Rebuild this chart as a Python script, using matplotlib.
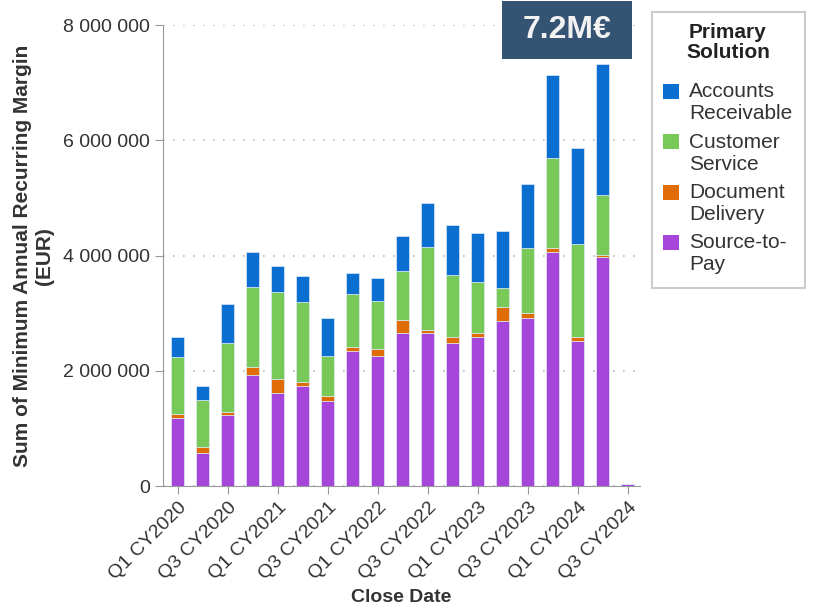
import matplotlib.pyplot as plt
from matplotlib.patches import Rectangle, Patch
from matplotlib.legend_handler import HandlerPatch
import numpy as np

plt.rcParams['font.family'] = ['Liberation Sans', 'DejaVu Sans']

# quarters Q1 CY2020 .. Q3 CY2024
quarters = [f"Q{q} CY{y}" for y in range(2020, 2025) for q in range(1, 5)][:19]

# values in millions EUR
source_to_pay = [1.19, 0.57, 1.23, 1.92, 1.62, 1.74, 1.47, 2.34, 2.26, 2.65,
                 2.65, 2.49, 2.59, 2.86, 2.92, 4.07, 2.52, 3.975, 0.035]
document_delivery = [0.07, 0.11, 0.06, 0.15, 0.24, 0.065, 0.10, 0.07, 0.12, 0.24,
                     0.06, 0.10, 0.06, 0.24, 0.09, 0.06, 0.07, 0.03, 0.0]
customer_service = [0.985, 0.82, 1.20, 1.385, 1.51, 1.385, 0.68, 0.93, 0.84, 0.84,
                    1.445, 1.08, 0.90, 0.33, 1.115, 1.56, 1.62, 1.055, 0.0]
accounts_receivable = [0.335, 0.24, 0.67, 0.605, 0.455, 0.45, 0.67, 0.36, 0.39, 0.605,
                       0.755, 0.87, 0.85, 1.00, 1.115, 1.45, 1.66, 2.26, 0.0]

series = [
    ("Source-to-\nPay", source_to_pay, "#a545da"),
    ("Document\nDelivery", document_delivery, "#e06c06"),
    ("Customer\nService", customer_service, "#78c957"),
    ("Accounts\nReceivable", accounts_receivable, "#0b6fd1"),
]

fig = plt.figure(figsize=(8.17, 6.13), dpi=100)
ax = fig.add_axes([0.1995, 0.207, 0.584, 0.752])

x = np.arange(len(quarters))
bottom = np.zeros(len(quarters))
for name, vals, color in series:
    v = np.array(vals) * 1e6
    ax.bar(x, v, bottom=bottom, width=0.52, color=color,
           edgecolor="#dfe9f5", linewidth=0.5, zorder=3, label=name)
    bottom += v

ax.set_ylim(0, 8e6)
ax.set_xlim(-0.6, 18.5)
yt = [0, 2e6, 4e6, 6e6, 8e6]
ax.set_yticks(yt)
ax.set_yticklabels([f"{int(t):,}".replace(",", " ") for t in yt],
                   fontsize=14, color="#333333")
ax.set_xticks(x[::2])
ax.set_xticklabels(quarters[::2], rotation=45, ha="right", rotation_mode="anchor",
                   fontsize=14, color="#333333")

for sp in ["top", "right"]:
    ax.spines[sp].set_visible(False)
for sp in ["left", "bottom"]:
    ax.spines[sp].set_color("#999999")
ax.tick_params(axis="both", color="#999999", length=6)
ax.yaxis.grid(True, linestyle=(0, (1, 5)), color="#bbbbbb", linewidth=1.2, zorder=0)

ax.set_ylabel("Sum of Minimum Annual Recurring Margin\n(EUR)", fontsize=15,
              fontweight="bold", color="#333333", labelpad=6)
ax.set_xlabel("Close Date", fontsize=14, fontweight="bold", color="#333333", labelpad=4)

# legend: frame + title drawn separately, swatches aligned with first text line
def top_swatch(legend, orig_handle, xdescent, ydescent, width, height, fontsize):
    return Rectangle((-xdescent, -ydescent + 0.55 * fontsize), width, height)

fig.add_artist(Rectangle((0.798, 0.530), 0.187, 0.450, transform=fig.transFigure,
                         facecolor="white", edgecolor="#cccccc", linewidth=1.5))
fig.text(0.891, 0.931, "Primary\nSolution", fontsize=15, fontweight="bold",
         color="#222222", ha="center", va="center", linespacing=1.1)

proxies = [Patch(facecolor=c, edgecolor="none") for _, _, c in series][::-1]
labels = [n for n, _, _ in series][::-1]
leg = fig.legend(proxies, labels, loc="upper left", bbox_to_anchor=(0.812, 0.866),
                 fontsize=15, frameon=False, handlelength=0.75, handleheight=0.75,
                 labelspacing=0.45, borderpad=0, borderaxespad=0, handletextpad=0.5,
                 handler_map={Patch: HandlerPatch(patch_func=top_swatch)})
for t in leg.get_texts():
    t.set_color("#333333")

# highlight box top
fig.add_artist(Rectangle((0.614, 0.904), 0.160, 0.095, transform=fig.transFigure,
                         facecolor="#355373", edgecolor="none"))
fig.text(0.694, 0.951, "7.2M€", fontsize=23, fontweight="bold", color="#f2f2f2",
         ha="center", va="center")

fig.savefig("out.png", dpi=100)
☆ ☆ ☆ ☆
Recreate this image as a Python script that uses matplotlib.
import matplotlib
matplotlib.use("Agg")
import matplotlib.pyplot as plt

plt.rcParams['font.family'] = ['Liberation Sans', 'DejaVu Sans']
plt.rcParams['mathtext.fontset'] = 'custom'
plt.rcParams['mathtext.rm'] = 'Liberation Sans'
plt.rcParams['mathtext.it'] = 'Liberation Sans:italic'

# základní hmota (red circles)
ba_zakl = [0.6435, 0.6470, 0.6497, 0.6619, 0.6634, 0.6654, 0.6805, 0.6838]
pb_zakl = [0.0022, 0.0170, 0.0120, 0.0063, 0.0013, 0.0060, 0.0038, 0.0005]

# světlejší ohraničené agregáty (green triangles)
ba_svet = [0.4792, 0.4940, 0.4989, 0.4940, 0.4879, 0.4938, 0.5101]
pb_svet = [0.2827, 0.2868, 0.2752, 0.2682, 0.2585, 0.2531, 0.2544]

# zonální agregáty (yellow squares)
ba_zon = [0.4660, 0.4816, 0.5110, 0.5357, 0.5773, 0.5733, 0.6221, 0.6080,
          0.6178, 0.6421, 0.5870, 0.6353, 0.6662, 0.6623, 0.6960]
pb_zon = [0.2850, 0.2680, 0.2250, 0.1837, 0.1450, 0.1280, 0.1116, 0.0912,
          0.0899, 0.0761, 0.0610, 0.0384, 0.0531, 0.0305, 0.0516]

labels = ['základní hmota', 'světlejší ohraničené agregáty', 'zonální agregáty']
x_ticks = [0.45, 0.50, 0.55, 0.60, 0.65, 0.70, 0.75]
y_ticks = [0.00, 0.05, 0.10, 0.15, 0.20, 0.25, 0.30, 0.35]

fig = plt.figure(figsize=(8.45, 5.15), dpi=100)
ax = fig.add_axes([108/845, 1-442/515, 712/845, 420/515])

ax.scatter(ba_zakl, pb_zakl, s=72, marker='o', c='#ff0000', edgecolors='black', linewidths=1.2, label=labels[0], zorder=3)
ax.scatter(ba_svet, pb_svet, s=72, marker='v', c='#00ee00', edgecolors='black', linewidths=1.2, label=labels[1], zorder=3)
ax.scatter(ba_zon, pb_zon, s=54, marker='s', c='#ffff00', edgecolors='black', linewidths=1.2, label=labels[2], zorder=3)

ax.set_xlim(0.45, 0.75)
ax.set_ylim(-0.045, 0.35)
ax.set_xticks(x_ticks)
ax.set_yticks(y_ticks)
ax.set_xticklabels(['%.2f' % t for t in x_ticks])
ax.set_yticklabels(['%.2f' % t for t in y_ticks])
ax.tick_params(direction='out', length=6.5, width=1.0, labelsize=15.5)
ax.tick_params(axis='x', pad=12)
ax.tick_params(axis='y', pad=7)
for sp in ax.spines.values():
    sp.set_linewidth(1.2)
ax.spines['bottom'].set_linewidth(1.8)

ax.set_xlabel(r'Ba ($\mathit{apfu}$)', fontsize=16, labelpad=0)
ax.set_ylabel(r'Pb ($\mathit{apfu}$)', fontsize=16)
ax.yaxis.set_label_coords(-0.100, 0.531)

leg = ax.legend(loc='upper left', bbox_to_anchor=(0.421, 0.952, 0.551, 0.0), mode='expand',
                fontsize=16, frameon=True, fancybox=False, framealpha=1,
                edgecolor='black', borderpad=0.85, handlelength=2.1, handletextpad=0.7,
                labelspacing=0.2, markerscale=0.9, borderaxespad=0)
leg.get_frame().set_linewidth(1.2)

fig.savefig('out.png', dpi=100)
☆ ☆ ☆ ☆
Problem statement: Repeat exactly, and only, the lines between the line holding "Rebuild this chart" and the line holding "in range(1, 5)][:19]", inclusive, leaving pictures out.

Result of this exercise:
Rebuild this chart as a Python script, using matplotlib.
import matplotlib.pyplot as plt
from matplotlib.patches import Rectangle, Patch
from matplotlib.legend_handler import HandlerPatch
import numpy as np

plt.rcParams['font.family'] = ['Liberation Sans', 'DejaVu Sans']

# quarters Q1 CY2020 .. Q3 CY2024
quarters = [f"Q{q} CY{y}" for y in range(2020, 2025) for q in range(1, 5)][:19]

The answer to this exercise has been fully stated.